Directive:
From the listing below, pull out the lines that hold "Recreate".

Data records:
■ ■ ■ ■ ■

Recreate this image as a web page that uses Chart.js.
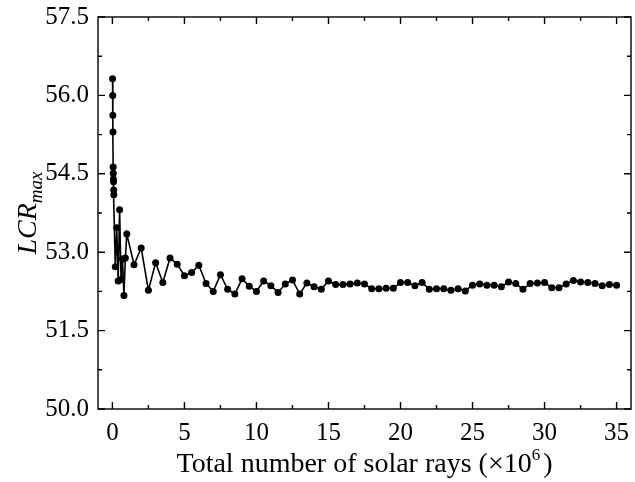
<!DOCTYPE html>
<html>
<head>
<meta charset="utf-8">
<script src="https://cdn.jsdelivr.net/npm/chart.js@4.4.1/dist/chart.umd.min.js"></script>
<style>
  html, body { margin: 0; padding: 0; background: #fff; }
</style>
</head>
<body>
<canvas id="chart" width="635" height="482"></canvas>
<script>
// total number of solar rays (x10^6)
const rays = [
  0.01, 0.02, 0.03, 0.04, 0.05, 0.06, 0.07, 0.08, 0.09, 0.1,
  0.2, 0.3, 0.4, 0.5, 0.6, 0.7, 0.8, 0.9, 1.0,
  1.5, 2, 2.5, 3, 3.5, 4, 4.5, 5, 5.5, 6, 6.5, 7, 7.5, 8, 8.5, 9, 9.5, 10,
  10.5, 11, 11.5, 12, 12.5, 13, 13.5, 14, 14.5, 15, 15.5, 16, 16.5, 17, 17.5, 18,
  18.5, 19, 19.5, 20, 20.5, 21, 21.5, 22, 22.5, 23, 23.5, 24, 24.5, 25, 25.5, 26,
  26.5, 27, 27.5, 28, 28.5, 29, 29.5, 30, 30.5, 31, 31.5, 32, 32.5, 33, 33.5, 34,
  34.5, 35
];

// LCR max
const lcrMax = [
  56.32, 56.00, 55.62, 55.30, 54.63, 54.51, 54.40, 54.35, 54.19, 54.10,
  52.72, 53.47, 52.45, 53.81, 52.48, 52.87, 52.17, 52.89, 53.35,
  52.76, 53.08, 52.27, 52.80, 52.42, 52.89, 52.77, 52.55, 52.61, 52.75, 52.40, 52.25, 52.57, 52.29, 52.20, 52.49, 52.35, 52.25,
  52.45, 52.36, 52.23, 52.39, 52.47, 52.20, 52.41, 52.34, 52.29, 52.45, 52.38, 52.38, 52.39, 52.41, 52.39, 52.30,
  52.30, 52.31, 52.31, 52.42, 52.42, 52.36, 52.42, 52.29, 52.30, 52.30, 52.27, 52.30, 52.26, 52.37, 52.39, 52.37,
  52.37, 52.34, 52.43, 52.40, 52.29, 52.40, 52.41, 52.42, 52.32, 52.32, 52.39, 52.46, 52.43, 52.42, 52.40, 52.36,
  52.38, 52.37
];

const xTicks = [0, 5, 10, 15, 20, 25, 30, 35];
const yTicks = [50.0, 51.5, 53.0, 54.5, 56.0, 57.5];

const serif = "'Liberation Serif', 'Times New Roman', serif";

// minor ticks halfway between the major ones
const minorOf = (ticks) => ticks.slice(1).map((v, i) => (v + ticks[i]) / 2);

// frame, inward ticks and axis titles (Origin style)
const framePlugin = {
  id: 'frame',
  afterDraw(chart) {
    const { ctx, chartArea: a, scales } = chart;
    const xs = scales.x, ys = scales.y;
    ctx.save();
    ctx.strokeStyle = '#000';
    ctx.lineWidth = 1.4;
    ctx.strokeRect(a.left, a.top, a.right - a.left, a.bottom - a.top);

    ctx.beginPath();
    const tickX = (v, len) => {
      const px = xs.getPixelForValue(v);
      ctx.moveTo(px, a.bottom); ctx.lineTo(px, a.bottom - len);
      ctx.moveTo(px, a.top); ctx.lineTo(px, a.top + len);
    };
    const tickY = (v, len) => {
      const py = ys.getPixelForValue(v);
      ctx.moveTo(a.left, py); ctx.lineTo(a.left + len, py);
      ctx.moveTo(a.right, py); ctx.lineTo(a.right - len, py);
    };
    xTicks.forEach(v => tickX(v, 7));
    minorOf(xTicks).forEach(v => tickX(v, 4));
    yTicks.forEach(v => tickY(v, 7));
    minorOf(yTicks).forEach(v => tickY(v, 4));
    ctx.stroke();

    // y title: LCR with subscript max
    ctx.fillStyle = '#000';
    ctx.textBaseline = 'alphabetic';
    ctx.textAlign = 'left';
    const cy = (a.top + a.bottom) / 2;
    ctx.translate(36, cy);
    ctx.rotate(-Math.PI / 2);
    ctx.font = 'italic 28px ' + serif;
    const w1 = ctx.measureText('LCR').width;
    ctx.font = 'italic 19px ' + serif;
    const w2 = ctx.measureText('max').width;
    let x0 = -(w1 + w2) / 2;
    ctx.font = 'italic 28px ' + serif;
    ctx.fillText('LCR', x0, 0);
    ctx.font = 'italic 19px ' + serif;
    ctx.fillText('max', x0 + w1, 6);
    ctx.restore();

    // x title with superscript 6
    ctx.save();
    ctx.fillStyle = '#000';
    ctx.textBaseline = 'alphabetic';
    ctx.textAlign = 'left';
    const p1 = 'Total number of solar rays (\u00d710', p2 = '6', p3 = ' )';
    ctx.font = '28px ' + serif;
    const a1 = ctx.measureText(p1).width, a3 = ctx.measureText(p3).width;
    ctx.font = '17px ' + serif;
    const a2 = ctx.measureText(p2).width;
    const cx = (a.left + a.right) / 2;
    let sx = cx - (a1 + a2 + a3 - 4) / 2;
    const by = 472;
    ctx.font = '28px ' + serif;
    ctx.fillText(p1, sx, by);
    ctx.font = '17px ' + serif;
    ctx.fillText(p2, sx + a1, by - 12);
    ctx.font = '28px ' + serif;
    ctx.fillText(p3, sx + a1 + a2 - 4, by);
    ctx.restore();
  }
};

const points = rays.map((x, i) => ({ x: x, y: lcrMax[i] }));

new Chart(document.getElementById('chart'), {
  type: 'line',
  data: {
    datasets: [{
      data: points,
      borderColor: '#000',
      borderWidth: 1.6,
      backgroundColor: '#000',
      pointRadius: 3.5,
      pointBackgroundColor: '#000',
      pointBorderWidth: 0,
      tension: 0
    }]
  },
  options: {
    responsive: false,
    animation: false,
    devicePixelRatio: 1,
    layout: { padding: { top: 17, right: 1, left: 0, bottom: 0 } },
    plugins: { legend: { display: false }, tooltip: { enabled: false } },
    scales: {
      x: {
        type: 'linear',
        min: -1,
        max: 36,
        afterBuildTicks: (s) => { s.ticks = xTicks.map(v => ({ value: v })); },
        afterFit: (s) => { s.height = 73; s.paddingLeft = 0; s.paddingRight = 0; },
        grid: { display: false, drawTicks: false },
        border: { display: false },
        ticks: {
          padding: 9,
          color: '#000',
          font: { family: serif, size: 25 },
          maxRotation: 0,
          callback: (v) => String(v)
        }
      },
      y: {
        type: 'linear',
        min: 50,
        max: 57.5,
        afterBuildTicks: (s) => { s.ticks = yTicks.map(v => ({ value: v })); },
        afterFit: (s) => { s.width = 98; s.paddingTop = 0; s.paddingBottom = 0; },
        grid: { display: false, drawTicks: false },
        border: { display: false },
        ticks: {
          padding: 9,
          color: '#000',
          font: { family: serif, size: 25 },
          callback: (v) => Number(v).toFixed(1)
        }
      }
    }
  },
  plugins: [framePlugin]
});
</script>
</body>
</html>
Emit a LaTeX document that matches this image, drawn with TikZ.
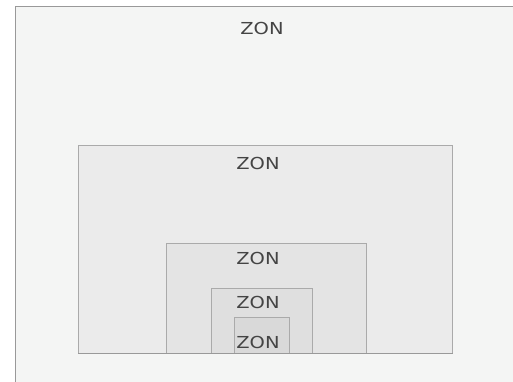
\documentclass[tikz,border=0pt]{standalone}
\usepackage{fontspec}
\usepackage{graphicx}
\setmainfont{DejaVu Sans}
\definecolor{bgout}{HTML}{F4F5F4}
\definecolor{fillA}{HTML}{EBEBEB}
\definecolor{fillB}{HTML}{E4E4E4}
\definecolor{fillC}{HTML}{DFDFDF}
\definecolor{fillD}{HTML}{D9D9D9}
\definecolor{edgeout}{HTML}{999999}
\definecolor{edgein}{HTML}{AAAAAA}
\definecolor{txt}{HTML}{444444}
\tikzset{
  zone/.style={draw=edgein, line width=1pt},
  zlabel/.style={text=txt, inner sep=0pt, font=\fontsize{16.5pt}{19pt}\selectfont},
}
\newcommand{\zontext}{\scalebox{1.18}[1]{ZON}}
\begin{document}
\begin{tikzpicture}[x=1pt,y=-1pt]
\useasboundingbox (0,0) rectangle (513,381);
\clip (0,0) rectangle (513,381);
\fill[white] (0,0) rectangle (513,381);
\draw[fill=bgout, draw=edgeout, line width=1.2pt] (15.5,6.5) rectangle (530,400);
\draw[zone, fill=fillA] (78.5,145.5) rectangle (452.5,353);
\draw[zone, fill=fillB] (166,243.5) rectangle (366.5,353);
\draw[zone, fill=fillC] (211.5,288.5) rectangle (312.5,353);
\draw[zone, fill=fillD] (234.5,317) rectangle (289.5,353);
\draw[edgeout, line width=1pt] (78,353) -- (453,353);
\node[zlabel] (l1) at (262,28.3) {\zontext};
\node[zlabel] (l2) at (258,163) {\zontext};
\node[zlabel] (l3) at (258,258.3) {\zontext};
\node[zlabel] (l4) at (258,302) {\zontext};
\node[zlabel] (l5) at (258,342) {\zontext};
\end{tikzpicture}
\end{document}
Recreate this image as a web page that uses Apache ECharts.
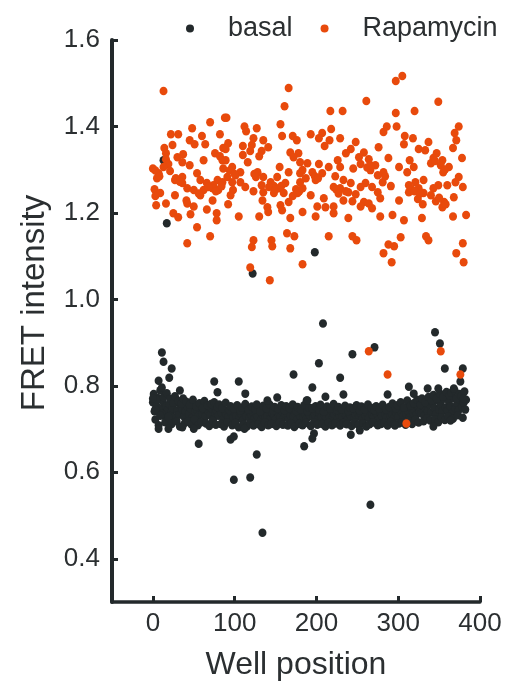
<!DOCTYPE html>
<html>
<head>
<meta charset="utf-8">
<script src="https://cdn.jsdelivr.net/npm/echarts@6/dist/echarts.min.js"></script>
<style>
html,body{margin:0;padding:0;background:#fff;}
#chart{width:509px;height:689px;}
</style>
</head>
<body>
<div id="chart"></div>
<script>
// ---- data ----
var seriesNames = ['basal', 'Rapamycin'];
var xTickValues = [0, 100, 200, 300, 400];
var yTickValues = [0.4, 0.6, 0.8, 1.0, 1.2, 1.4, 1.6];

// basal: dense band, one value per even well position (0,2,4,...)
var basalBandEven = [
0.762,0.741,0.755,0.772,0.738,0.748,0.765,0.731,0.752,0.744,
0.758,0.737,0.749,0.727,0.761,0.742,0.733,0.754,0.746,0.729,
0.741,0.752,0.735,0.748,0.726,0.757,0.739,0.744,0.731,0.750,
0.736,0.745,0.728,0.753,0.740,0.733,0.747,0.724,0.738,0.742,
0.731,0.746,0.737,0.722,0.741,0.734,0.728,0.745,0.736,0.725,
0.739,0.730,0.744,0.727,0.735,0.720,0.738,0.731,0.742,0.726,
0.733,0.740,0.724,0.736,0.729,0.743,0.721,0.734,0.738,0.727,
0.731,0.745,0.725,0.737,0.730,0.722,0.740,0.733,0.728,0.741,
0.726,0.735,0.739,0.723,0.732,0.744,0.729,0.736,0.721,0.738,
0.730,0.742,0.727,0.735,0.724,0.739,0.731,0.745,0.728,0.734,
0.740,0.723,0.736,0.729,0.743,0.732,0.725,0.738,0.730,0.744,
0.727,0.735,0.741,0.724,0.733,0.739,0.728,0.746,0.731,0.722,
0.737,0.730,0.743,0.726,0.734,0.740,0.729,0.736,0.723,0.742,
0.731,0.738,0.725,0.744,0.733,0.728,0.740,0.735,0.722,0.739,
0.730,0.745,0.734,0.727,0.741,0.732,0.737,0.724,0.743,0.736,
0.729,0.746,0.738,0.731,0.750,0.735,0.742,0.727,0.748,0.739,
0.744,0.733,0.752,0.740,0.736,0.755,0.731,0.747,0.742,0.758,
0.738,0.761,0.749,0.734,0.766,0.745,0.756,0.741,0.770,0.750,
0.743,0.764,0.753,0.737,0.772,0.748,0.759,0.744,0.768,0.752,
0.761,0.745
];

// basal: band edge wells, one value per odd well position (1,3,5,...)
var basalBandOdd = [
0.781,0.722,0.768,0.709,0.790,0.735,0.774,0.716,0.783,0.728,
0.770,0.712,0.761,0.776,0.718,0.765,0.706,0.759,0.771,0.714,
0.763,0.718,0.756,0.711,0.768,0.722,0.752,0.709,0.760,0.716,
0.749,0.765,0.713,0.755,0.707,0.758,0.719,0.762,0.710,0.751,
0.757,0.712,0.748,0.706,0.761,0.716,0.744,0.753,0.709,0.747,
0.714,0.755,0.704,0.743,0.750,0.711,0.758,0.706,0.745,0.713,
0.752,0.708,0.746,0.757,0.711,0.741,0.705,0.754,0.715,0.748,
0.709,0.756,0.712,0.743,0.751,0.707,0.747,0.716,0.755,0.710,
0.744,0.753,0.708,0.749,0.713,0.757,0.705,0.742,0.751,0.712,
0.746,0.709,0.755,0.714,0.741,0.750,0.707,0.748,0.716,0.753,
0.710,0.745,0.756,0.712,0.740,0.706,0.752,0.715,0.747,0.709,
0.758,0.713,0.744,0.751,0.708,0.746,0.714,0.754,0.711,0.742,
0.750,0.707,0.748,0.716,0.755,0.710,0.743,0.752,0.713,0.746,
0.706,0.757,0.711,0.749,0.715,0.744,0.753,0.709,0.747,0.712,
0.756,0.714,0.745,0.708,0.751,0.717,0.759,0.711,0.748,0.755,
0.713,0.762,0.716,0.750,0.710,0.766,0.719,0.754,0.712,0.760,
0.722,0.768,0.715,0.757,0.771,0.718,0.762,0.725,0.774,0.720,
0.766,0.779,0.723,0.770,0.716,0.782,0.727,0.775,0.721,0.786,
0.729,0.778,0.784,0.724,0.789,0.771,0.732,0.781,0.776,0.726,
0.787,0.768
];

// basal: scattered wells [well, FRET]
var basalScatter = [
[11,0.877],[13,0.856],[23,0.84],[20,0.819],[7,0.812],[11,0.796],[33,0.789],[75,0.81],[79,0.785],
[105,0.81],[113,0.782],[172,0.826],[140,0.766],[152,0.773],[189,0.766],[0,0.771],[3,0.745],[9,0.731],
[7,0.701],[19,0.701],[36,0.704],[50,0.701],[56,0.666],[95,0.676],[99,0.683],[112,0.701],[127,0.641],
[99,0.583],[119,0.588],[134,0.46],[185,0.66],
[208,0.944],[345,0.924],[351,0.898],[271,0.889],[244,0.873],[203,0.852],[357,0.84],[379,0.84],
[229,0.819],[376,0.81],[195,0.796],[313,0.798],[336,0.794],[349,0.794],[368,0.794],[380,0.771],
[319,0.782],[287,0.78],[233,0.78],[211,0.775],[188,0.766],[197,0.69],[195,0.678],[242,0.687],
[253,0.697],[296,0.708],[343,0.706],[364,0.72],[266,0.525],
[17,1.176],[122,1.06],[198,1.109],[13,1.322]
];

// Rapamycin: [well, FRET]
var rapaPoints = [
[13,1.482],[70,1.41],[88,1.42],[48,1.396],[22,1.382],[31,1.382],[60,1.378],[82,1.382],[45,1.368],
[24,1.357],[51,1.359],[64,1.359],[14,1.35],[86,1.35],[16,1.338],[37,1.336],[30,1.329],[76,1.338],
[82,1.331],[16,1.324],[62,1.322],[36,1.317],[85,1.322],[19,1.313],[45,1.31],[13,1.306],[0,1.303],
[86,1.303],[21,1.297],[7,1.292],[54,1.292],[5,1.28],[36,1.283],[27,1.276],[58,1.276],[66,1.269],
[79,1.276],[36,1.269],[74,1.264],[85,1.271],[2,1.255],[42,1.257],[50,1.253],[62,1.253],[73,1.257],
[80,1.253],[9,1.246],[3,1.239],[27,1.241],[58,1.241],[41,1.229],[73,1.229],[16,1.222],[4,1.218],
[42,1.222],[50,1.215],[66,1.208],[78,1.199],[25,1.199],[31,1.19],[46,1.197],[78,1.183],[54,1.167],
[70,1.146],[42,1.13],
[3,1.298],[8,1.285],[28,1.28],[33,1.272],[68,1.26],[77,1.25],[84,1.262],[56,1.245],
[166,1.489],[161,1.447],[90,1.42],[156,1.405],[112,1.40],[127,1.396],[114,1.389],[158,1.378],
[171,1.378],[123,1.373],[135,1.368],[176,1.368],[92,1.361],[110,1.355],[121,1.357],[141,1.352],
[89,1.348],[119,1.343],[133,1.343],[168,1.34],[178,1.338],[110,1.334],[130,1.331],[172,1.329],
[89,1.322],[116,1.317],[180,1.317],[155,1.306],[97,1.306],[166,1.294],[107,1.294],[128,1.294],
[180,1.292],[101,1.287],[91,1.283],[126,1.283],[135,1.283],[152,1.283],[97,1.271],[107,1.271],
[144,1.271],[162,1.269],[180,1.271],[133,1.264],[148,1.262],[113,1.26],[154,1.257],[98,1.253],
[175,1.255],[123,1.25],[135,1.248],[148,1.246],[160,1.246],[95,1.241],[171,1.239],[177,1.246],
[134,1.229],[166,1.225],[92,1.22],[156,1.218],[140,1.213],[141,1.202],[158,1.206],[183,1.202],
[105,1.192],[130,1.192],[168,1.188],[164,1.153],[173,1.146],[123,1.137],[145,1.137],[121,1.121],
[146,1.123],[168,1.118],[183,1.081],[119,1.074],[143,1.044],
[94,1.298],[100,1.29],[142,1.26],[150,1.255],[157,1.262],[179,1.25],[124,1.29],
[261,1.459],[217,1.436],[232,1.436],[218,1.394],[193,1.382],[207,1.385],[282,1.387],[203,1.373],
[216,1.368],[229,1.373],[248,1.364],[210,1.355],[276,1.352],[242,1.348],[236,1.338],[258,1.34],
[252,1.329],[264,1.324],[226,1.322],[189,1.315],[203,1.313],[254,1.313],[272,1.31],[215,1.306],
[229,1.306],[245,1.303],[183,1.299],[195,1.294],[266,1.299],[282,1.294],[207,1.292],[223,1.285],
[275,1.287],[187,1.28],[199,1.276],[233,1.276],[242,1.269],[260,1.269],[281,1.271],[221,1.26],
[229,1.257],[254,1.26],[268,1.26],[183,1.257],[239,1.248],[248,1.243],[275,1.248],[193,1.241],
[209,1.234],[233,1.229],[244,1.227],[258,1.225],[278,1.234],[264,1.222],[201,1.215],[211,1.213],
[221,1.215],[254,1.215],[268,1.211],[221,1.199],[199,1.192],[278,1.192],[239,1.188],[215,1.146],
[244,1.146],[249,1.137],[282,1.107],
[224,1.255],[227,1.245],[236,1.25],[262,1.305],[266,1.31],[198,1.285],[202,1.28],
[297,1.505],[305,1.517],[349,1.457],[297,1.431],[320,1.436],[286,1.40],[298,1.40],[374,1.40],
[369,1.385],[308,1.378],[318,1.373],[371,1.368],[337,1.364],[307,1.359],[325,1.348],[333,1.345],
[367,1.35],[347,1.338],[343,1.327],[288,1.327],[378,1.327],[314,1.322],[354,1.322],[340,1.315],
[301,1.306],[319,1.306],[362,1.306],[311,1.294],[355,1.294],[284,1.285],[374,1.283],[331,1.276],
[321,1.271],[370,1.271],[291,1.262],[313,1.264],[349,1.264],[360,1.264],[379,1.26],[325,1.257],
[343,1.257],[313,1.248],[331,1.246],[368,1.236],[340,1.241],[324,1.232],[301,1.229],[346,1.227],
[330,1.22],[356,1.225],[354,1.213],[293,1.195],[329,1.188],[367,1.192],[383,1.195],[307,1.183],
[334,1.146],[337,1.137],[303,1.144],[288,1.127],[295,1.123],[379,1.13],[371,1.107],[292,1.086],
[380,1.086],
[316,1.255],[320,1.25],[327,1.245],[345,1.32],[352,1.31],[357,1.3],[350,1.235],[358,1.22],
[264,0.88],[287,0.826],[352,0.88],[376,0.826],[310,0.713]
];

var colBasal = '#23292b';
var colRapa = '#e84a0c';
var textCol = '#2b2f31';
var fontFam = '"Liberation Sans", Arial, sans-serif';

var basalData = basalBandEven.map(function (v, i) { return [i * 2, v]; })
  .concat(basalBandOdd.map(function (v, i) { return [i * 2 + 1, v]; }))
  .concat(basalScatter);

var chart = echarts.init(document.getElementById('chart'), null, { renderer: 'canvas' });
chart.setOption({
  animation: false,
  backgroundColor: '#ffffff',
  textStyle: { fontFamily: fontFam },
  grid: { left: 112, right: 29, top: 40, bottom: 87, containLabel: false },
  legend: {
    data: seriesNames,
    left: 181, top: 10,
    icon: 'circle', itemWidth: 8, itemHeight: 8, itemGap: 28,
    textStyle: { fontSize: 27, color: textCol, fontFamily: fontFam, padding: [0, 0, 0, 29] }
  },
  xAxis: {
    type: 'value', min: -50, max: 400,
    name: 'Well position', nameLocation: 'middle', nameGap: 47,
    nameTextStyle: { fontSize: 32, color: textCol, fontFamily: fontFam },
    splitLine: { show: false },
    axisLine: { show: true, onZero: false, lineStyle: { color: colBasal, width: 3.5 } },
    axisTick: { show: true, inside: true, length: 6, customValues: xTickValues, lineStyle: { color: colBasal, width: 3 } },
    axisLabel: { customValues: xTickValues, fontSize: 26, color: textCol, margin: 9, fontFamily: fontFam }
  },
  yAxis: {
    type: 'value', min: 0.3, max: 1.6,
    splitLine: { show: false },
    axisLine: { show: true, onZero: false, lineStyle: { color: colBasal, width: 4 } },
    axisTick: { show: true, inside: true, length: 6, customValues: yTickValues, lineStyle: { color: colBasal, width: 3 } },
    axisLabel: { customValues: yTickValues, fontSize: 26, color: textCol, margin: 12, fontFamily: fontFam,
      formatter: function (v) { return Number(v).toFixed(1); } }
  },
  graphic: [{
    type: 'text', x: 35, y: 303, rotation: Math.PI / 2,
    style: { text: 'FRET intensity', fill: textCol, font: '33px "Liberation Sans", Arial, sans-serif',
      textAlign: 'center', textVerticalAlign: 'middle' }
  }],
  series: [
    { name: seriesNames[0], type: 'scatter', data: basalData, symbol: 'circle', symbolSize: [8, 8.5],
      itemStyle: { color: colBasal, opacity: 1 }, emphasis: { disabled: true } },
    { name: seriesNames[1], type: 'scatter', data: rapaPoints, symbol: 'circle', symbolSize: [8, 8.5],
      itemStyle: { color: colRapa, opacity: 1 }, emphasis: { disabled: true } }
  ]
});
</script>
</body>
</html>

■ ■ ■ ■ ■

Solution to this task:
Recreate this image as a web page that uses Chart.js.
Recreate this image as a web page that uses Apache ECharts.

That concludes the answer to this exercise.